Differences With Taxes

There are no taxes to pay when you make contributions to a traditional IRA; you pay taxes when you withdraw the money. You may actually qualify for a tax deduction. Taxes are paid up front with a Roth IRA. With a traditional 401(k), you would pay income tax on withdrawals. If you have a Roth 401(k), you would pay tax on contributions you make, but there would be no tax on withdrawals.

Differences With Participation

A 401(k) is often part of an employer's benefits package. Contributions are made through paycheck deductions. An IRA can be set up for anyone younger than 70 through a bank or other financial institution offering such plans. You would be responsible for making your contributions.

Differences With Contributions

Employer contribution limits with a 401(k) are typically higher than limits for individuals. Employers also have the option to match all or part of employees' contributions. You are the only contributor to an IRA. However, some of your IRA contributions may be tax-deductible.

Differences With Investments

Investments with 401(k)s are usually limited, often in the form of mutual funds. IRAs tend to have several different investment options available, including real estate, stocks and bonds.

 

Differences With Loans

Loans are typically not permitted with IRAs. When they are permitted, the terms are usually very strict. For instance, you might have to pay it back within a short period of time. Loans are usually allowed with 401(k) plans although some employers limit them to "hardship loans" based on your situation.

Differences With Beneficiaries

Legally, your spouse, if you have one, is a beneficiary when you have a 401(k), even if you list another beneficiary. With an IRA, you determine the beneficiaries, and there's no requirement for your spouse to be one of them.
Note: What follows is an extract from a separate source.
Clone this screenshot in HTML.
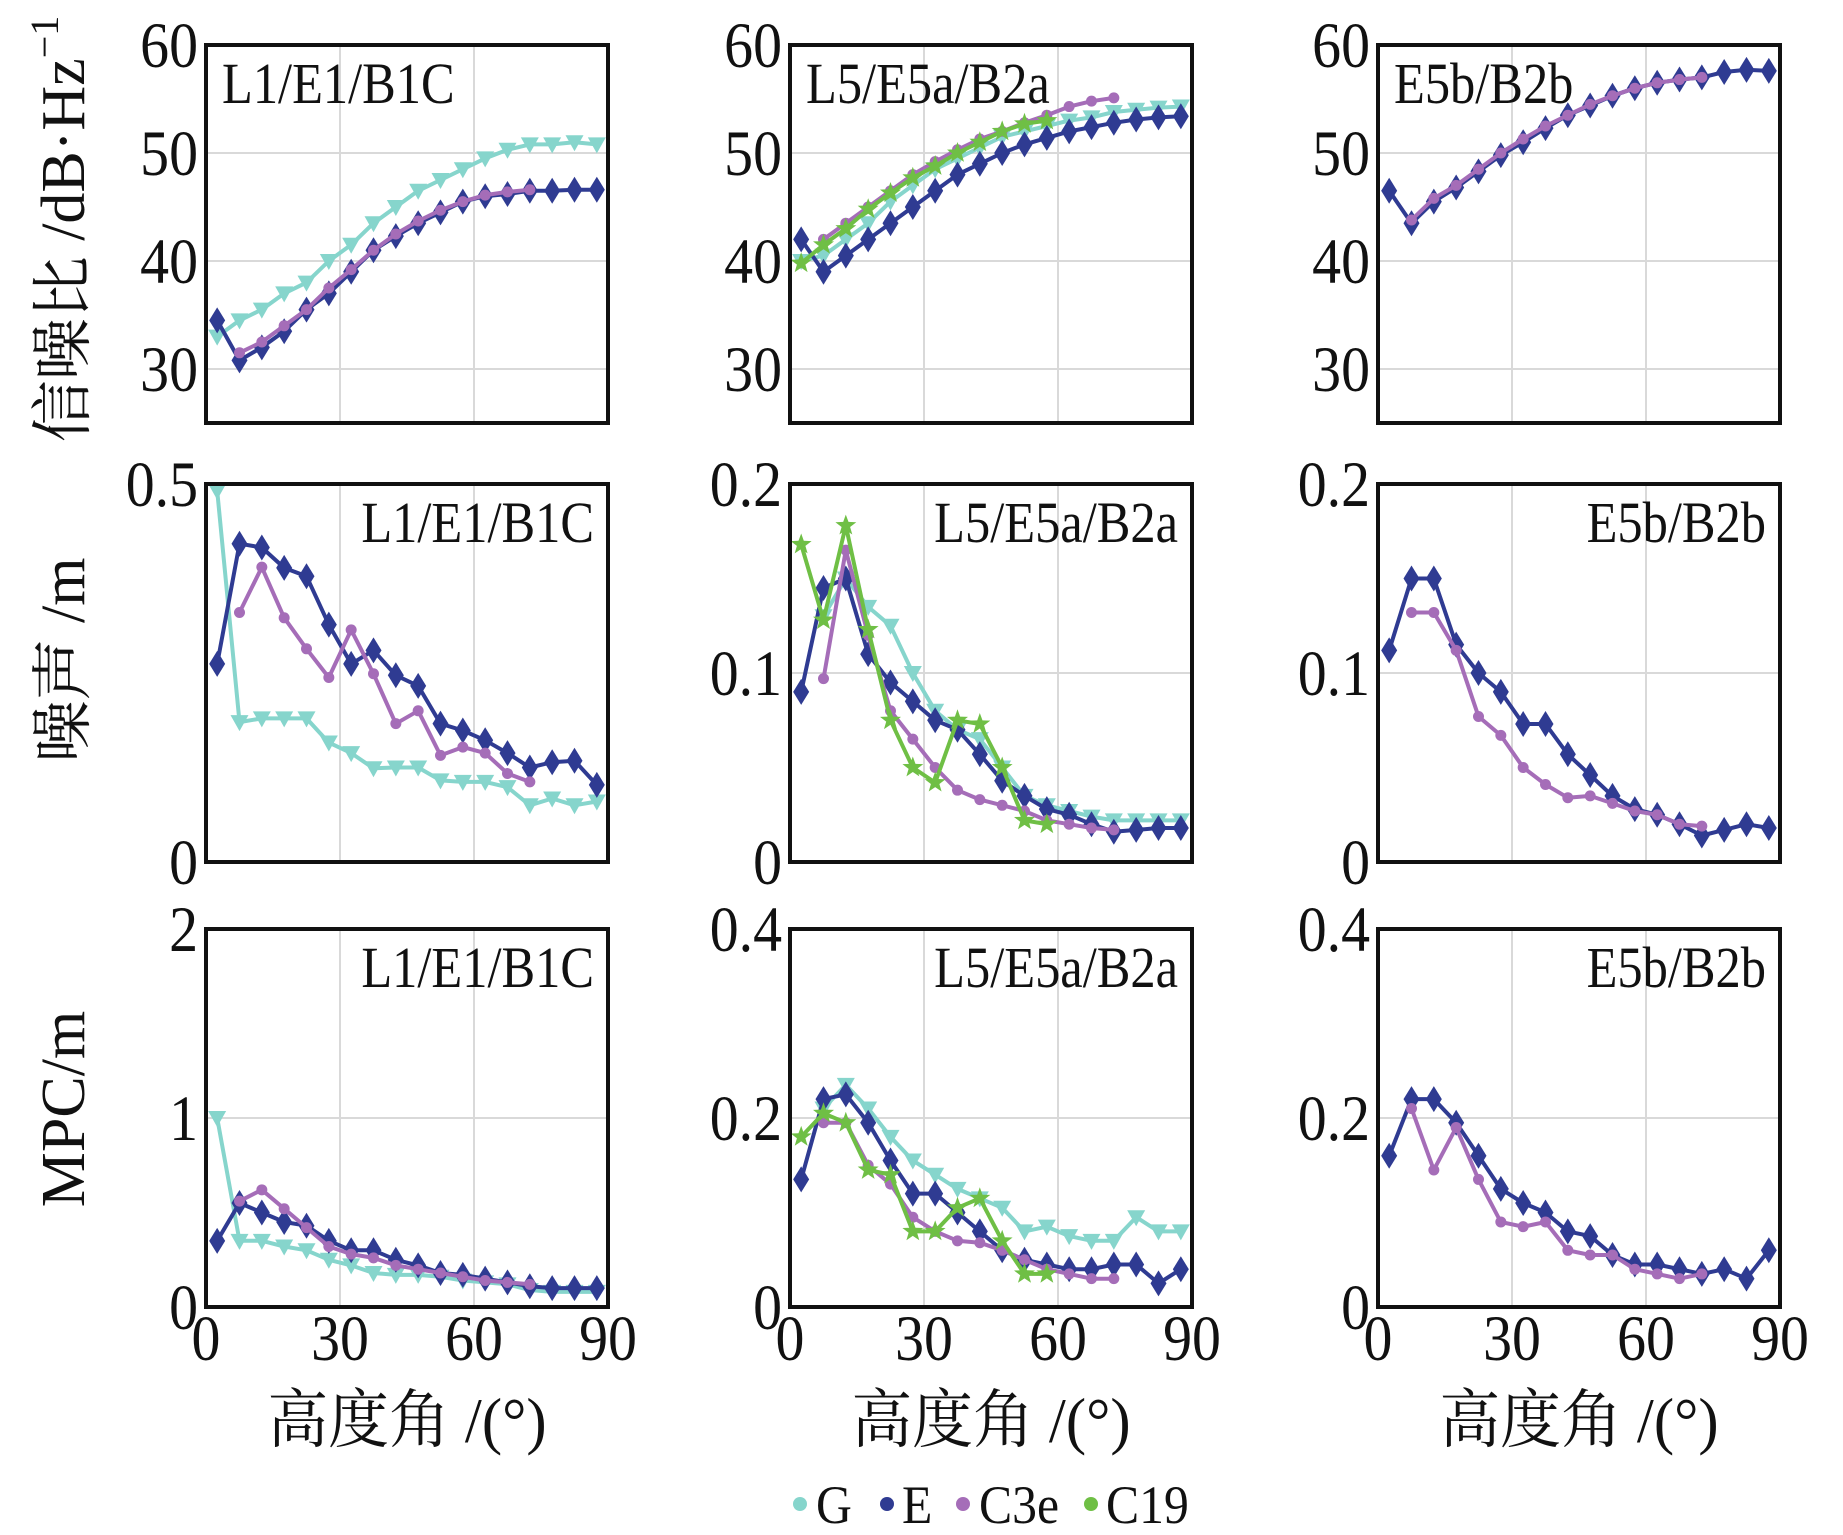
<!DOCTYPE html>
<html><head><meta charset="utf-8"><style>
html,body{margin:0;padding:0;background:#fff;}
svg{display:block;font-family:"Liberation Serif","Noto Serif CJK SC",serif;}
</style></head><body>
<svg id="chart" width="1843" height="1535" viewBox="0 0 1843 1535" xmlns="http://www.w3.org/2000/svg"></svg>
<script>
const xDeg = [2.5,7.5,12.5,17.5,22.5,27.5,32.5,37.5,42.5,47.5,52.5,57.5,62.5,67.5,72.5,77.5,82.5,87.5];
const snr1_G = [33,34.5,35.5,37,38,40,41.5,43.5,45,46.5,47.5,48.5,49.5,50.3,50.8,50.8,51,50.8];
const snr1_E = [34.5,30.8,32,33.5,35.5,37,39,41,42.3,43.5,44.5,45.5,46,46.2,46.5,46.5,46.6,46.6];
const snr1_C3e = [31.5,32.5,34,35.5,37.5,39.2,41,42.5,43.7,44.7,45.5,46.1,46.4,46.6];
const snr2_G = [40,40.5,42,43.5,45.5,47,48.5,49.5,50.5,51.5,52,52.5,53,53.3,53.8,54,54.2,54.3];
const snr2_E = [42,39,40.5,42,43.5,45,46.5,48,49,50,50.8,51.4,52,52.4,52.8,53.1,53.3,53.4];
const snr2_C3e = [42,43.5,45,46.5,48,49.2,50.3,51.3,52,52.8,53.5,54.3,54.8,55.1];
const snr2_C19 = [39.8,41.5,43,44.8,46.3,47.7,48.8,50,51,52,52.7,53];
const snr3_E = [46.5,43.5,45.5,46.8,48.3,49.8,51,52.3,53.5,54.4,55.3,56,56.5,56.8,57,57.5,57.7,57.6];
const snr3_C3e = [43.8,45.8,47,48.5,50,51.3,52.5,53.5,54.5,55.3,56,56.5,56.8,57];
const noi1_G = [0.491,0.185,0.19,0.19,0.19,0.158,0.144,0.124,0.125,0.125,0.108,0.106,0.106,0.099,0.075,0.084,0.075,0.08];
const noi1_E = [0.262,0.421,0.416,0.389,0.378,0.314,0.262,0.28,0.247,0.233,0.183,0.174,0.161,0.144,0.125,0.132,0.134,0.102];
const noi1_C3e = [0.33,0.39,0.323,0.282,0.244,0.307,0.249,0.183,0.2,0.141,0.152,0.144,0.117,0.106];
const noi2_G = [0.13,0.15,0.135,0.125,0.1,0.08,0.07,0.065,0.05,0.035,0.03,0.027,0.024,0.022,0.022,0.022,0.022];
const noi2_E = [0.09,0.145,0.15,0.11,0.095,0.085,0.075,0.07,0.057,0.043,0.035,0.028,0.025,0.02,0.016,0.017,0.018,0.018];
const noi2_C3e = [0.097,0.165,0.12,0.08,0.065,0.05,0.038,0.033,0.03,0.027,0.022,0.02,0.018,0.017];
const noi2_C19 = [0.168,0.128,0.178,0.123,0.075,0.05,0.042,0.075,0.073,0.05,0.022,0.02];
const noi3_E = [0.112,0.15,0.15,0.115,0.1,0.09,0.073,0.073,0.057,0.046,0.035,0.028,0.025,0.02,0.014,0.017,0.02,0.018];
const noi3_C3e = [0.132,0.132,0.112,0.077,0.067,0.05,0.041,0.034,0.035,0.031,0.027,0.025,0.02,0.019];
const mpc1_G = [1.0,0.35,0.35,0.32,0.3,0.25,0.22,0.18,0.17,0.17,0.16,0.14,0.13,0.12,0.09,0.08,0.08,0.08];
const mpc1_E = [0.35,0.55,0.5,0.45,0.43,0.35,0.3,0.3,0.25,0.22,0.18,0.17,0.15,0.13,0.11,0.1,0.1,0.1];
const mpc1_C3e = [0.56,0.62,0.52,0.42,0.32,0.28,0.26,0.22,0.2,0.18,0.16,0.14,0.13,0.12];
const mpc2_G = [0.21,0.235,0.21,0.18,0.155,0.14,0.125,0.115,0.105,0.08,0.085,0.075,0.07,0.07,0.095,0.08,0.08];
const mpc2_E = [0.135,0.22,0.225,0.195,0.155,0.12,0.12,0.1,0.08,0.06,0.05,0.045,0.04,0.04,0.045,0.045,0.025,0.04];
const mpc2_C3e = [0.195,0.195,0.15,0.13,0.095,0.08,0.07,0.068,0.06,0.05,0.04,0.035,0.03,0.03];
const mpc2_C19 = [0.18,0.205,0.195,0.145,0.14,0.08,0.08,0.105,0.115,0.07,0.035,0.035];
const mpc3_E = [0.16,0.22,0.22,0.195,0.16,0.125,0.11,0.1,0.08,0.075,0.055,0.045,0.045,0.04,0.035,0.04,0.03,0.06];
const mpc3_C3e = [0.21,0.145,0.19,0.135,0.09,0.085,0.09,0.06,0.055,0.055,0.04,0.035,0.03,0.035];
const xTicks = [0,30,60,90];
const snrTicks = [30,40,50,60];
const noi1Ticks = [0,0.5];
const noi23Ticks = [0,0.1,0.2];
const mpc1Ticks = [0,1,2];
const mpc23Ticks = [0,0.2,0.4];
const legendLabels = ["G","E","C3e","C19"];

const COL = {G:"#86d5cc",E:"#2f3b92",C3e:"#a56db8",C19:"#6fbf45"};
const NS = "http://www.w3.org/2000/svg";
const svg = document.getElementById("chart");
function mk(tag, attrs, parent){const e=document.createElementNS(NS,tag);for(const k in attrs)e.setAttribute(k,attrs[k]);(parent||svg).appendChild(e);return e;}
function txt(parent,x,y,s,size,anchor,sx){
  const t=mk("text",{x:0,y:0,transform:`translate(${x},${y}) scale(${sx},1)`,"font-size":size,"text-anchor":anchor,fill:"#111"},parent);
  t.textContent=s;return t;
}

const colsL=[206,790,1378], rowsT=[45,484,929], W=402, H=378;
const panels=[
 {r:0,c:0,ymin:25,ymax:60,ticks:snrTicks,lab:["30","40","50","60"],title:"L1/E1/B1C",left:true,s:[["G",snr1_G,0],["E",snr1_E,0],["C3e",snr1_C3e,1]]},
 {r:0,c:1,ymin:25,ymax:60,ticks:snrTicks,lab:["30","40","50","60"],title:"L5/E5a/B2a",left:true,s:[["G",snr2_G,0],["E",snr2_E,0],["C3e",snr2_C3e,1],["C19",snr2_C19,0]]},
 {r:0,c:2,ymin:25,ymax:60,ticks:snrTicks,lab:["30","40","50","60"],title:"E5b/B2b",left:true,s:[["E",snr3_E,0],["C3e",snr3_C3e,1]]},
 {r:1,c:0,ymin:0,ymax:0.5,ticks:noi1Ticks,lab:["0","0.5"],title:"L1/E1/B1C",s:[["G",noi1_G,0],["E",noi1_E,0],["C3e",noi1_C3e,1]]},
 {r:1,c:1,ymin:0,ymax:0.2,ticks:noi23Ticks,lab:["0","0.1","0.2"],title:"L5/E5a/B2a",s:[["G",noi2_G,1],["E",noi2_E,0],["C3e",noi2_C3e,1],["C19",noi2_C19,0]]},
 {r:1,c:2,ymin:0,ymax:0.2,ticks:noi23Ticks,lab:["0","0.1","0.2"],title:"E5b/B2b",s:[["E",noi3_E,0],["C3e",noi3_C3e,1]]},
 {r:2,c:0,ymin:0,ymax:2,ticks:mpc1Ticks,lab:["0","1","2"],title:"L1/E1/B1C",s:[["G",mpc1_G,0],["E",mpc1_E,0],["C3e",mpc1_C3e,1]]},
 {r:2,c:1,ymin:0,ymax:0.4,ticks:mpc23Ticks,lab:["0","0.2","0.4"],title:"L5/E5a/B2a",s:[["G",mpc2_G,1],["E",mpc2_E,0],["C3e",mpc2_C3e,1],["C19",mpc2_C19,0]]},
 {r:2,c:2,ymin:0,ymax:0.4,ticks:mpc23Ticks,lab:["0","0.2","0.4"],title:"E5b/B2b",s:[["E",mpc3_E,0],["C3e",mpc3_C3e,1]]}
];

function marker(g,k,x,y){
  let m;
  if(k==="G"){m=mk("polygon",{points:`${x-9},${y-7} ${x+9},${y-7} ${x},${y+9}`,fill:COL.G},g);}
  else if(k==="E"){m=mk("polygon",{points:`${x},${y-13} ${x+8},${y} ${x},${y+13} ${x-8},${y}`,fill:COL.E},g);}
  else if(k==="C3e"){m=mk("circle",{cx:x,cy:y,r:5.5,fill:COL.C3e},g);}
  else {
    const p=[];for(let i=0;i<10;i++){const a=-Math.PI/2+i*Math.PI/5,rr=i%2?4.5:11;p.push((x+rr*Math.cos(a)).toFixed(1)+","+(y+rr*Math.sin(a)).toFixed(1));}
    m=mk("polygon",{points:p.join(" "),fill:COL.C19},g);
  }
  
  
}

panels.forEach((P)=>{
  const L=colsL[P.c], T=rowsT[P.r];
  const xs=v=>L+v/90*W, ys=v=>T+H-(v-P.ymin)/(P.ymax-P.ymin)*H;
  const g=mk("g",{});
  
  
  [30,60].forEach(v=>{const l=mk("line",{x1:xs(v),x2:xs(v),y1:T,y2:T+H,stroke:"#d9d9d9","stroke-width":2},g);});
  P.ticks.forEach(v=>{if(v>P.ymin&&v<P.ymax){const l=mk("line",{x1:L,x2:L+W,y1:ys(v),y2:ys(v),stroke:"#d9d9d9","stroke-width":2},g);}});
  P.s.forEach(([k,vals,off])=>{
    const sg=mk("g",{},g);
    
    
    const pts=vals.map((v,i)=>xs(xDeg[i+off]).toFixed(1)+","+ys(v).toFixed(1)).join(" ");
    mk("polyline",{points:pts,fill:"none",stroke:COL[k],"stroke-width":4,"stroke-linejoin":"round"},sg);
    vals.forEach((v,i)=>marker(sg,k,xs(xDeg[i+off]),ys(v)));
  });
  const fr=mk("rect",{x:L,y:T,width:W,height:H,fill:"none",stroke:"#111","stroke-width":4},g);
  
  P.ticks.forEach((v,i)=>{const t=txt(g,L-8,ys(v)+22,P.lab[i],65,"end",0.89);});
  if(P.r===2){
    xTicks.forEach(v=>{const t=txt(g,xs(v),1360,String(v),65,"middle",0.89);});
    const xt=txt(g,L+W/2,1442,"高度角 /(°)",64,"middle",0.95);
    
  }
  const tt=P.left?txt(g,L+16,T+58,P.title,58,"start",0.87):txt(g,L+W-14,T+58,P.title,58,"end",0.87);
  
});

[["信噪比 /dB·Hz",229,"snr-axis-title"],["噪声 /m",660,"noise-axis-title"],["MPC/m",1109,"mpc-axis-title"]].forEach(([s,cy,n])=>{
  const t=mk("text",{x:0,y:0,transform:`translate(84,${cy}) rotate(-90)`,"text-anchor":"middle","font-size":62,fill:"#111"});
  t.textContent=s;
  if(n==="snr-axis-title"){const sp=mk("tspan",{dy:-26,"font-size":40},t);sp.textContent="−1";}
  
  
});

const lg=mk("g",{});


const legDotX=[800,887,963,1091], legTxtX=[816,902,979,1106];
legendLabels.forEach((k,i)=>{
  const c=mk("circle",{cx:legDotX[i],cy:1504,r:7,fill:COL[k]},lg);
  
  const t=txt(lg,legTxtX[i],1523,k,54,"start",0.92);
  
});
</script>
</body></html>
The decision between a 401(k) and an IRA will depend on several factors, including where you are in your career and your retirement goals. If retirement is years or decades away, a 401(k) may serve you better if you plan to stay with the same employer, but not so much if your employer limits who can participate or if you plan to change jobs soon. Tax consequences are also worth considering. A financial planner can provide further guidance based on your circumstances.